Chain Letter is a by-the-numbers teen slasher flick that centres on a violent killer who likes to send unsuspecting teens death threats via an internet chain letter. The opening of the film is superb as we witness the possible demise of a young pyjama-clad girl, bound with a combination of duct tape (always menacing) and chains. When an unsuspecting couple leave the house for work they are unwitting executioners as their expensive cars quarter the young victim. Sadly it’s downhill from here, as the action moves to the local high school and the inevitable cast of typical teens: the jock, the nerdy girl (throw some glasses on a Maxim hottie), the token black guy, the computer geek, the hot slut, the ‘outsider’ (grease in the hair, denim jacket)… turn up one after another. When the chain letter is received by geek boy the forwarding (or deleting) occurs and we the audience can then happily sit back and wait for the inevitable killings to follow.
Chain Letter strives for a modern subtext with overtures to tech fears and tortured war veterans. Ultimately, this is lost amid the terrible script and disastrously predictable narrative that any fan of the genre has seen a million times already. The performances by the young cast are all awful which sadly seems to have rubbed off on cult greats Brad Dourif (One Flew Over The Cuckoo’s Nest) and Keith David (The Thing) who are also dreadful. David seems to have wandered onto the set from a casting call for the Morgan Freeman part in Se7en… 17 years too late. Dourif on the other hand is a sleazy technophobe teacher who holds lectures about the evils of mobile phones and the internet with a slide show that seemingly has nothing to do with anything.
The film has an amazing twelve producers credited who should all feel roundly ashamed for allowing such tripe as this to see the light of day. At the very least, the lack of a coherent narrative and a decent script should have resulted in the violence being amped up to mask the film’s limitations. Sadly the makers failed, even in this respect, as the death scenes are workmanlike at best. It’s a case of “so how was the gore?” “Terrible and not enough of it!” Genre staples such as the Saw franchise have taken the violent death scene to a new stratosphere of brutality. Chain Letter is tame by comparison providing another nail in its already very full coffin. The need to stick with the chain theme is sadly limiting to say the least as there is only so much you can do with one killing implement.

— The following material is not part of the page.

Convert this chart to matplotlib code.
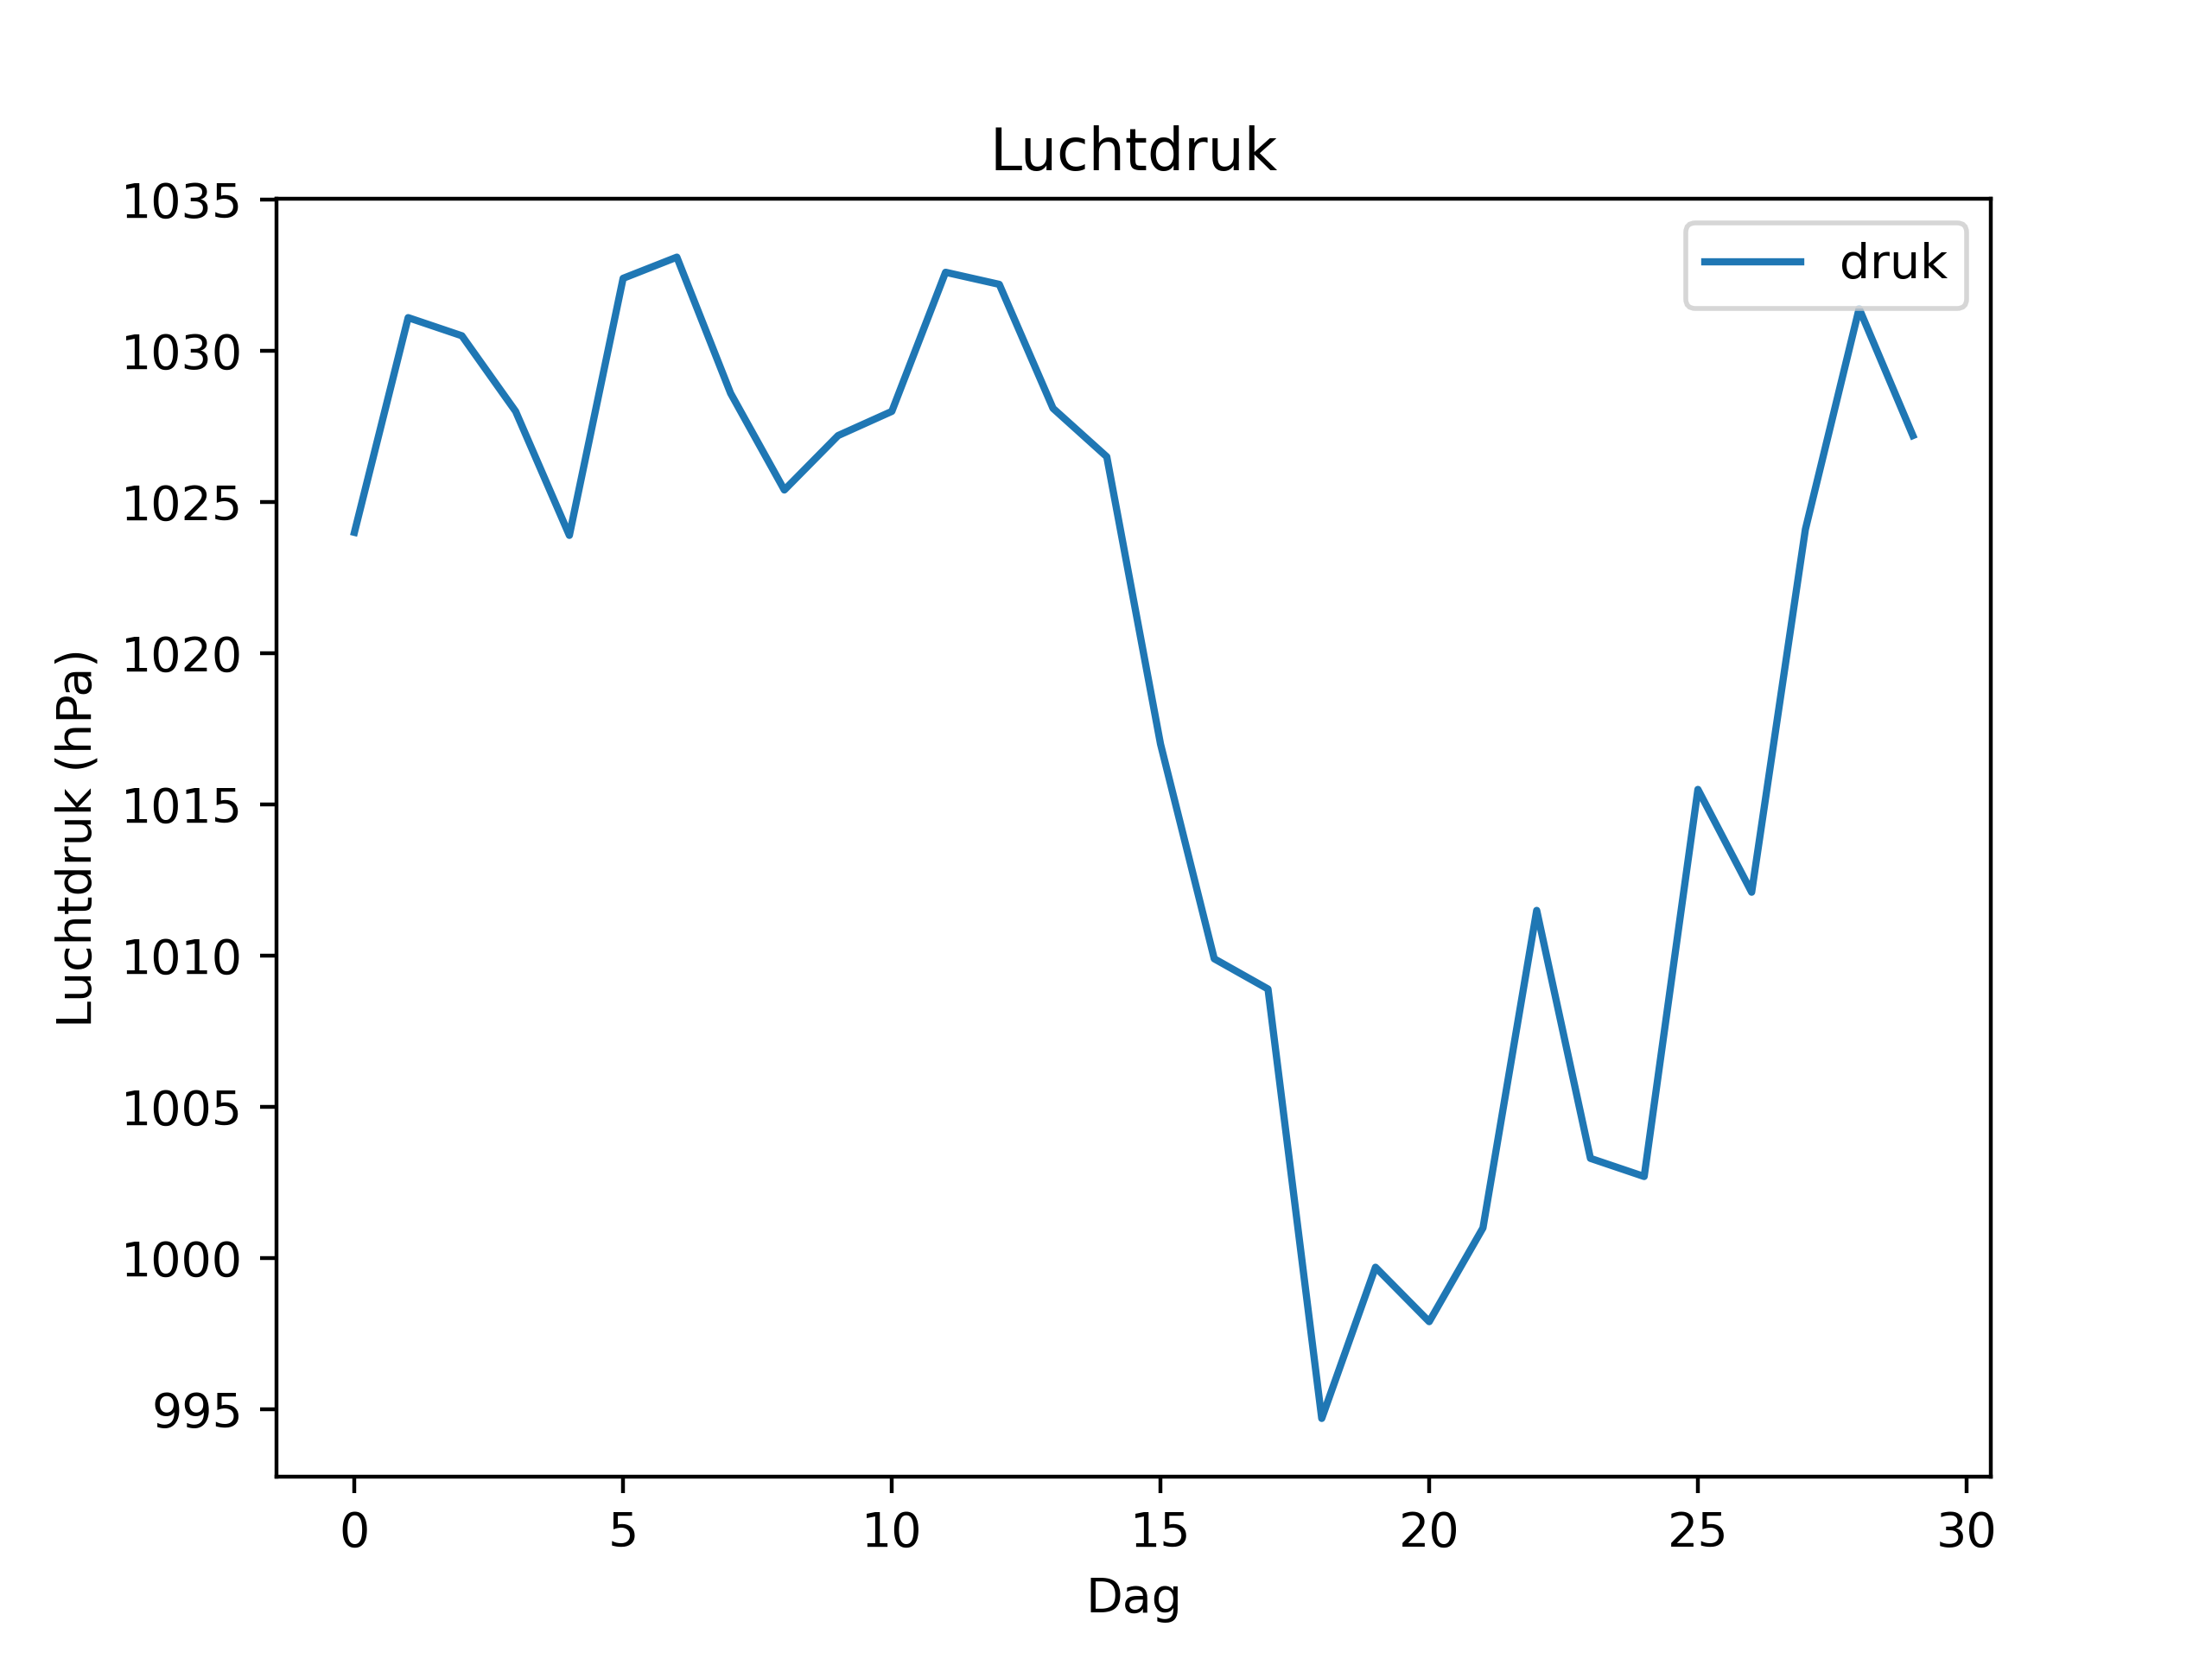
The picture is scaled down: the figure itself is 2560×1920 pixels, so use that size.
import matplotlib
matplotlib.use('Agg')
import matplotlib.pyplot as plt

# daily air pressure readings (hPa)
dagen = list(range(30))
druk = [1024.0, 1031.1, 1030.5, 1028.0, 1023.9, 1032.4, 1033.1, 1028.6, 1025.4, 1027.2,
        1028.0, 1032.6, 1032.2, 1028.1, 1026.5, 1017.0, 1009.9, 1008.9, 994.7, 999.7,
        997.9, 1001.0, 1011.5, 1003.3, 1002.7, 1015.5, 1012.1, 1024.1, 1031.4, 1027.2]

fig, ax = plt.subplots(figsize=(6.4, 4.8))
ax.plot(dagen, druk, label='druk')
ax.set_title('Luchtdruk')
ax.set_xlabel('Dag')
ax.set_ylabel('Luchtdruk (hPa)')
ax.legend()

plt.savefig('out.png', dpi=400)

Another appalling aspect of this film, and the genre as a whole, is the amazing lack of nudity in it. The early slasher films – think classics like Slumber Party Massacre and Halloween – were basically nothing but tits and blood. And then some more blood. Sadly, the post-Scream need for glossy teens and a fear of controversy has driven the genre into a cul-de-sac of non-ending mediocrity.
Cobbling together ideas from The Ring, Final Destination and Saw does not make for a happy marriage – at least not in the case of Chain Letter. Amazingly forgettable in every way, the film doesn’t even have the decency to be so bad it’s good. Advice to future watchers would simply be: move along, there’s nothing to see here.